I don't see why some of what you suggest wouldn't work (you're basically just talking super-high res scans, for the most part), but it's incredibly wasteful. Plotting the shape of each individual film grain, on a per-frame basis? First of all, it would take forever to do this. Second of all, visible film grain is usually something you want to eliminate during the restoration process, or at least cut back (eliminating it entirely can look a little unnatural, but reducing it can improve things quite a bit). So you're not really gaining anything by your suggestion.
I suppose this brings up another point, which is that "restoration" is kind of a misnomer in film. The idea isn't usually to restore the film to the way it used to look; the idea is usually to make it better than it ever looked. It's not always the case, but generally the restoration process includes color correction that can remove some of the character of the original film stock (for better or worse... some restorations have really been hack jobs that destroyed the look of the original), it includes grain reduction that reduces visible film grain, it includes scratch reduction that eliminates flaws that may have been present on the original negative, it often includes artificial sharpening (again, for better or worse), contrast enhancement, brightness mid-point adjustment, and a host of other image enhancements that anyone who's worked on still images will be familiar with.
This may be why Warner calls what they're doing "remastering" rather than "restoring" films. If you use the word "restore", you're bound to piss off some purists when they see the final result, whether it looks better than it ever did or not.
A bonus of this technique is that it would allow for near-perfect analogue re-creation of the original film by plotting grains for exposure on new film.
Well, see, this wouldn't work. You can't position film crystals wherever you want on a piece of celluloid; they are where they are. And as they are what carry the actual picture information, you can't just start with a blank gel and start adding crystals one by one. (I suppose someone could invent some kind of new printing process to do this using new materials that mimic film - maybe with a kind of precisely controlled ink whose droplet size and shape could be controlled - but what would be the point?)

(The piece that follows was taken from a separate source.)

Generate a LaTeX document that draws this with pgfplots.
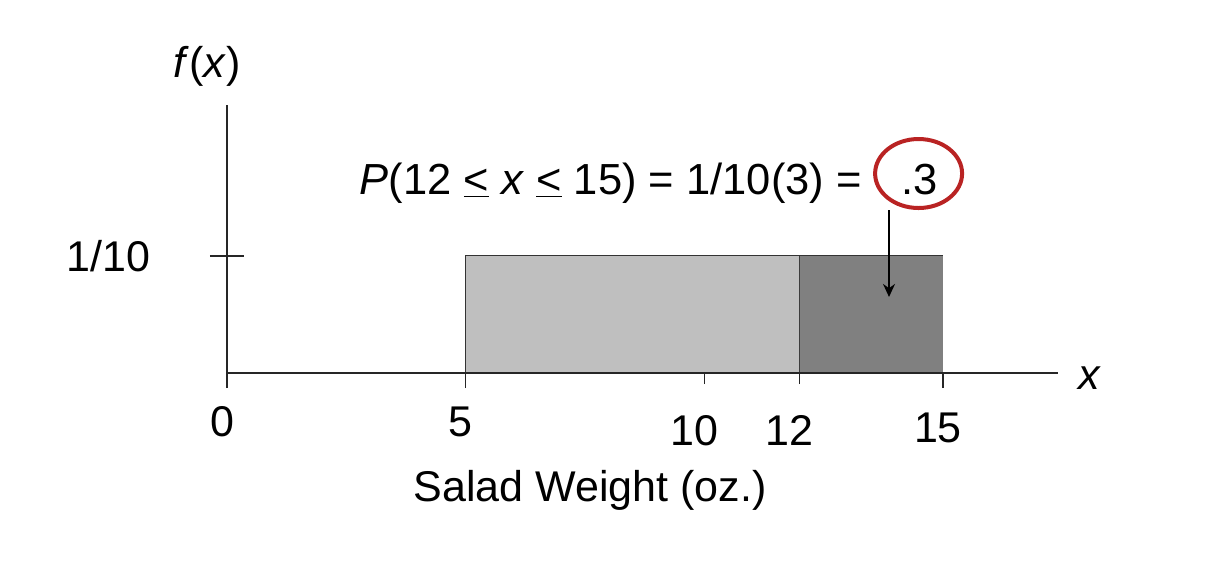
\documentclass[border=0pt]{standalone}
\usepackage{pgfplots}
\pgfplotsset{compat=1.18}
\usepackage{fontspec}
\setmainfont{Liberation Sans}
\usetikzlibrary{arrows.meta}
\definecolor{circred}{RGB}{185,35,35}
\begin{document}
\begin{tikzpicture}[font=\fontsize{43}{50}\selectfont]
\useasboundingbox (-227pt,-189pt) rectangle (997pt,373pt);
\begin{axis}[
  at={(0pt,0pt)}, anchor=south west,
  scale only axis,
  x=47.73pt, y=1170pt,
  xmin=0, xmax=17.41, ymin=0, ymax=0.229,
  axis lines*=left,
  clip=false,
  axis line style={black!85, line width=1.3pt},
  every tick/.style={black!85, line width=1.3pt},
  /pgf/number format/assume math mode=true,
  tick label style={font=\fontsize{43}{50}\selectfont},
  major tick length=15pt,
  tick align=outside,
  xtick={0,5,15},
  xticklabels={0,5,\raisebox{-6pt}[\height][0pt]{15}},
  x tick label style={xshift=-5pt, yshift=-15pt},
  extra x ticks={10,12},
  extra x tick labels={10,12},
  extra x tick style={tick align=center, major tick length=22pt,
     x tick label style={xshift=-5pt, yshift=-13pt}},
  ytick=\empty,
  extra y ticks={0.1},
  extra y tick labels={1/10},
  extra y tick style={tick align=center, major tick length=34pt,
     y tick label style={xshift=-56pt}},
  xlabel={Salad Weight (oz.)},
  xlabel style={at={(rel axis cs:0.4368,-0.4366)}, anchor=center, font=\fontsize{43}{50}\selectfont},
  ylabel={\textit{f}(\textit{x})},
  ylabel style={at={(rel axis cs:-0.024,1.1455)}, anchor=center, rotate=-90, font=\fontsize{43}{50}\selectfont},
]
\addplot[fill=black!25, draw=black!80, line width=1pt] coordinates {(5,0) (5,0.1) (12,0.1) (12,0)} \closedcycle;
\addplot[fill=black!50, draw=none] coordinates {(12,0) (12,0.1) (15,0.1) (15,0)} \closedcycle;
\addplot[black!80, line width=1pt] coordinates {(12,0.1) (15,0.1)};
\addplot[black!85, line width=1.3pt] coordinates {(0,0) (17.41,0)};
\node[anchor=base west, inner sep=0pt, font=\fontsize{43.5}{50}\selectfont] at (axis cs:2.78,0.1525)
  {\textit{P}(12 \underline{<} \textit{x} \underline{<} 15) = 1/10(3) =\hspace{40pt}.3};
\draw[circred, line width=4pt] (axis cs:14.49,0.1705) ellipse [x radius=43.5pt, y radius=34.5pt];
\draw[black, line width=1.3pt, -{Stealth[length=13pt,width=12pt]}] (axis cs:13.87,0.1393) -- (axis cs:13.87,0.065);
\node[anchor=center] at (rel axis cs:1.0385,-0.019) {\textit{x}};
\end{axis}
\end{tikzpicture}
\end{document}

Regardless, once you get to that point I don't much see the advantage over just projecting digitally from the high-resolution digital copy. A standard high-res scan will pick up the film grain as it is, so providing the resolution really is high enough, once you project it it will look indistinguishable from the original analog source. This is what we're moving towards. There's no point in starting analog, scanning into digital, then re-printing into analog.
btw, I just RTFA, and Slate makes a big deal about "Technicolor" prints being less prone to fading. This is wrong. There's nothing special about Technicolor prints - the company is still in business and prints about 80% of all commercial Hollywood films today, most of which will fade to red within 20 years. There's a big difference between "three strip" Technicolor and the one-strip process that Technicolor uses today, and it's not differentiated clearly in this article at all. The three strip process used three individual film strips sensitive to one light wavelength each - the current process uses three layers of crystals on one film strip. Both are Technicolor processes, though.